Contemporary understanding of the Anthropocene / Capitalocene is carried out through the artistic praxis: research, productions, and presentations of artworks.

The project that comprises research and workshops, Learning for the Crisis: Wild Edible Herbs of the Island of Korčula, commences with the fact that the cohabitation of plants and people represents one of the determinants which marked the evolution of humanity. Significant dynamic differences within systems of human communities are perceived through the alterations of the relationship between humans and plants, while we can also follow historical and civilisational evolvement via these changes. Taking into consideration the continuity of nourishment that includes wild edible herbs, that has been lasting ever since the beginning of humanity, even before agriculture and hunting skills, this project is a distinctive critique of contemporary bio-art that stems from scientific labs, expressed through the simplicity of “getting back to roots” and “techniques of survival” which have been taking place in nature and being actualized with a community.

Some artworks represented in this chapter include system theory and cybernetics. In the 1960s, cybernetics, as the science about the general principles of systems observed independently of their nature, initiated among other things the awareness of the importance of global ecology, as a positive example of the real synergy of apparently opponent social discourses. In his interactive sound installation for public space Brickets, Pierre Proske reflected on his cybernetic research of dynamics of natural synchronizations via the simulation of communication among crickets. AnneMarie Maes studied bees and the production of honey as a starting point for the artworks presented in the exhibition Guerilla Beehive.

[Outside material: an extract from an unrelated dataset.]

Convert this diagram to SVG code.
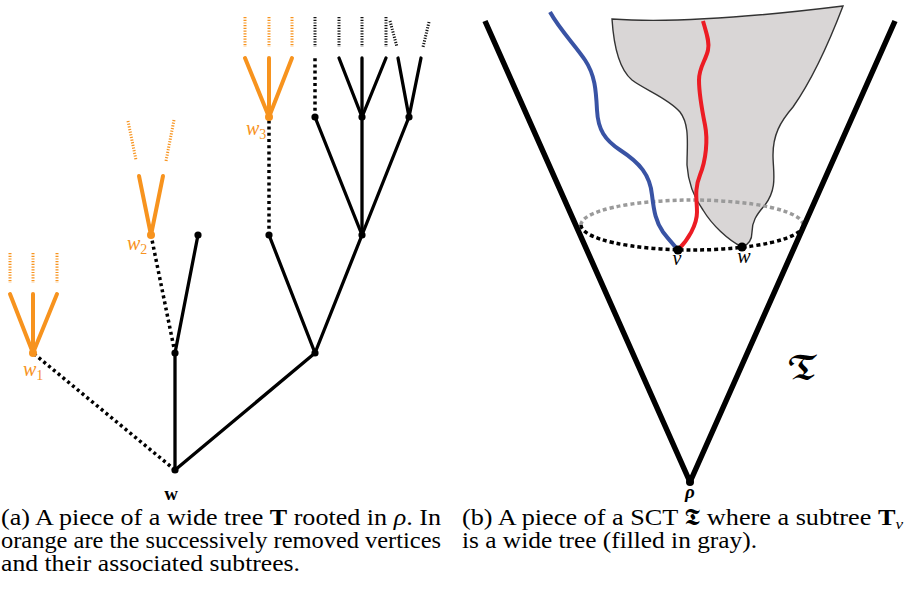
<svg xmlns="http://www.w3.org/2000/svg" width="905" height="590" viewBox="0 0 905 590">
<style>
.s{stroke:#000;stroke-width:3.3;fill:none;stroke-linecap:round}
.d{stroke:#000;stroke-width:3.5;fill:none;stroke-dasharray:3 3.2}
.o{stroke:#f7931e;stroke-width:4;fill:none;stroke-linecap:round}
.fb{stroke:#111;stroke-width:3;fill:none;stroke-dasharray:1.2 1.5}
.fo{stroke:#f7931e;stroke-width:3;fill:none;stroke-dasharray:1.2 1.5}
.nb{fill:#000}
.no{fill:#f7931e}
.lab{font-family:"Liberation Serif","DejaVu Serif",serif;font-style:italic;font-size:20px}
.cap{font-family:"Liberation Serif","DejaVu Serif",serif;font-size:23px;fill:#000}
</style>
<rect width="905" height="590" fill="#fff"/>
<!-- left panel connectors -->
<g id="connectors-a">
<line class="s" x1="175" y1="470" x2="175" y2="353"/>
<line class="s" x1="175" y1="470" x2="315" y2="353"/>
<line class="d" x1="175" y1="470" x2="33" y2="353"/>
<line class="s" x1="175" y1="353" x2="198" y2="235"/>
<line class="d" x1="175" y1="353" x2="151" y2="235"/>
<line class="s" x1="315" y1="353" x2="269" y2="235"/>
<line class="s" x1="315" y1="353" x2="362" y2="235"/>
<line class="d" x1="269" y1="235" x2="269" y2="117"/>
<line class="s" x1="362" y1="235" x2="315" y2="117"/>
<line class="s" x1="362" y1="235" x2="362" y2="117"/>
<line class="s" x1="362" y1="235" x2="409" y2="117"/>
<line class="d" x1="315" y1="117" x2="315" y2="58"/>
<line class="s" x1="362" y1="117" x2="339" y2="58"/>
<line class="s" x1="362" y1="117" x2="362" y2="58"/>
<line class="s" x1="362" y1="117" x2="386" y2="58"/>
<line class="s" x1="409" y1="117" x2="398" y2="58"/>
<line class="s" x1="409" y1="117" x2="421" y2="58"/>
<line class="fb" x1="315" y1="17" x2="315" y2="47"/>
<line class="fb" x1="339" y1="17" x2="339" y2="47"/>
<line class="fb" x1="362" y1="17" x2="362" y2="47"/>
<line class="fb" x1="386" y1="17" x2="386" y2="47"/>
<line class="fb" x1="390" y1="21" x2="397" y2="47"/>
<line class="fb" x1="429" y1="22" x2="423" y2="47"/>
<!-- orange subtrees -->
<line class="o" x1="33" y1="353" x2="10" y2="294"/>
<line class="o" x1="33" y1="353" x2="33" y2="294"/>
<line class="o" x1="33" y1="353" x2="57" y2="294"/>
<line class="fo" x1="10" y1="253" x2="10" y2="283"/>
<line class="fo" x1="33" y1="253" x2="33" y2="283"/>
<line class="fo" x1="57" y1="253" x2="57" y2="283"/>
<line class="o" x1="151" y1="235" x2="139" y2="176"/>
<line class="o" x1="151" y1="235" x2="163" y2="176"/>
<line class="fo" x1="128" y1="121" x2="136" y2="160"/>
<line class="fo" x1="174" y1="120" x2="166" y2="161"/>
<line class="o" x1="269" y1="117" x2="245" y2="58"/>
<line class="o" x1="269" y1="117" x2="269" y2="58"/>
<line class="o" x1="269" y1="117" x2="292" y2="58"/>
<line class="fo" x1="245" y1="17" x2="245" y2="47"/>
<line class="fo" x1="269" y1="17" x2="269" y2="47"/>
<line class="fo" x1="292" y1="17" x2="292" y2="47"/>
</g>
<g id="node-w"><circle class="nb" cx="175" cy="470" r="3.6"/><text x="171" y="500" font-family="Liberation Serif, serif" font-weight="bold" font-size="19" text-anchor="middle">w</text></g>
<g id="node-a"><circle class="nb" cx="175" cy="353" r="3.6"/></g>
<g id="node-b"><circle class="nb" cx="315" cy="353" r="3.6"/></g>
<g id="node-a1"><circle class="nb" cx="198" cy="235" r="3.6"/></g>
<g id="node-b1"><circle class="nb" cx="269" cy="235" r="3.6"/></g>
<g id="node-c"><circle class="nb" cx="362" cy="235" r="3.6"/></g>
<g id="node-d1"><circle class="nb" cx="315" cy="117" r="3.6"/></g>
<g id="node-d2"><circle class="nb" cx="362" cy="117" r="3.6"/></g>
<g id="node-d3"><circle class="nb" cx="409" cy="117" r="3.6"/></g>
<g id="node-w1"><circle class="no" cx="33" cy="353" r="4"/><text class="lab" x="23" y="376" fill="#f7931e">w<tspan font-style="normal" font-size="14" dy="4">1</tspan></text></g>
<g id="node-w2"><circle class="no" cx="151" cy="235" r="4"/><text class="lab" x="127" y="250" fill="#f7931e">w<tspan font-style="normal" font-size="14" dy="4">2</tspan></text></g>
<g id="node-w3"><circle class="no" cx="269" cy="117" r="4"/><text class="lab" x="246" y="135" fill="#f7931e">w<tspan font-style="normal" font-size="14" dy="4">3</tspan></text></g>

<!-- right panel -->
<g id="wide-subtree">
<path d="M612,19 C680,24 770,15 843,6 C830,40 812,80 793,107 C780,122 773,135 773,155 C773,172 778,188 765,205 C756,215 752,222 752,232 C752,240 748,245 742,247 C728,240 712,225 703,210 C692,195 688,180 687,165 C687,145 690,125 680,112 C668,98 645,90 632,80 C620,70 614,50 612,19 Z" fill="#d9d6d6" stroke="#333" stroke-width="1.4"/>
</g>
<g id="connectors-b">
<path d="M581,225 A111,25 0 0 1 803,225" fill="none" stroke="#9a9a9a" stroke-width="3.5" stroke-dasharray="4 3"/>
<path d="M550,12 C560,30 575,45 585,60 C595,75 596,90 597,110 C598,130 605,140 620,150 C640,163 650,175 652,195 C654,212 656,222 663,232 C669,240 674,245 678,250" fill="none" stroke="#3953a4" stroke-width="4"/>
<path d="M703,21 C706,32 710,42 708,50 C706,60 699,67 699,80 C699,95 702,110 705,125 C708,140 706,160 700,175 C694,190 697,200 697,212 C697,225 688,240 678,250" fill="none" stroke="#ec1c24" stroke-width="4"/>
<path d="M581,225 A111,25 0 0 0 803,225" fill="none" stroke="#000" stroke-width="3.5" stroke-dasharray="4 3"/>
<polyline points="485,21 690,482 895,21" fill="none" stroke="#000" stroke-width="5.5" stroke-linejoin="round" stroke-linecap="butt"/>
</g>
<g id="node-v"><circle class="nb" cx="678" cy="250" r="4.6"/><text class="lab" x="677" y="265" text-anchor="middle">v</text></g>
<g id="node-w-b"><circle class="nb" cx="742" cy="247" r="4.6"/><text class="lab" x="744" y="263" text-anchor="middle">w</text></g>
<g id="node-rho"><circle class="nb" cx="690" cy="482" r="4"/><text x="690" y="498" font-family="Liberation Serif, serif" font-style="italic" font-weight="bold" font-size="19" text-anchor="middle">ρ</text></g>
<text x="803" y="379" font-family="DejaVu Math TeX Gyre, DejaVu Serif, DejaVu Sans, serif" font-size="32" text-anchor="middle">𝕿</text>

<!-- captions -->
<text class="cap" x="1" y="525" textLength="440" lengthAdjust="spacingAndGlyphs">(a) A piece of a wide tree <tspan font-weight="bold">T</tspan> rooted in <tspan font-style="italic">ρ</tspan>. In</text>
<text class="cap" x="1" y="548" textLength="440" lengthAdjust="spacingAndGlyphs">orange are the successively removed vertices</text>
<text class="cap" x="1" y="571" textLength="299" lengthAdjust="spacingAndGlyphs">and their associated subtrees.</text>
<text class="cap" x="462" y="525" textLength="441" lengthAdjust="spacingAndGlyphs">(b) A piece of a SCT 𝕿 where a subtree <tspan font-weight="bold">T</tspan><tspan font-style="italic" font-size="15" dy="4">v</tspan></text>
<text class="cap" x="462" y="548" textLength="295" lengthAdjust="spacingAndGlyphs">is a wide tree (filled in gray).</text>
</svg>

Sound ecologies connect all the agents of the Anthropocene through sound. The member of the association grey) (area Manja Ristić published the Sound Map of the Island of Korčula. Together with Anamaria Pravicencu, Ristić carried out a participative performance on the nearby islet whereby the act of listening served as a methodology in the process of composing. Robertina Šebjanič recorded the sounds in the sea around Korčula town and together with the curator Annick Bureaud performed the Underwater: Escaping (Sound) Pollution. Leah Barclay recorded sounds of significant rivers, in collaboration with indigenous communities living nearby these rivers. Her performance Shifting Nature is constituted by fieldwork that took place during the project Sound Mirrors in Australia, India, Korea, China, and Brazil.

Inspired by Darko Fritz’s text Politics of Green Spaces, Shu Lea Cheang presented for the first time in Korčula the “green and red politics” as a follow-up of her rich artistic work, whereby “green” is related to nature while “red” is a signifier of queer politics, bio-art, and body politics. During her art residence in Korčula, she initiated this new, long-term project, as a creative dialogue among institutions, curators, artists, activists, civic initiatives, politicians, and other citizens interested in introducing these fields into public discourse.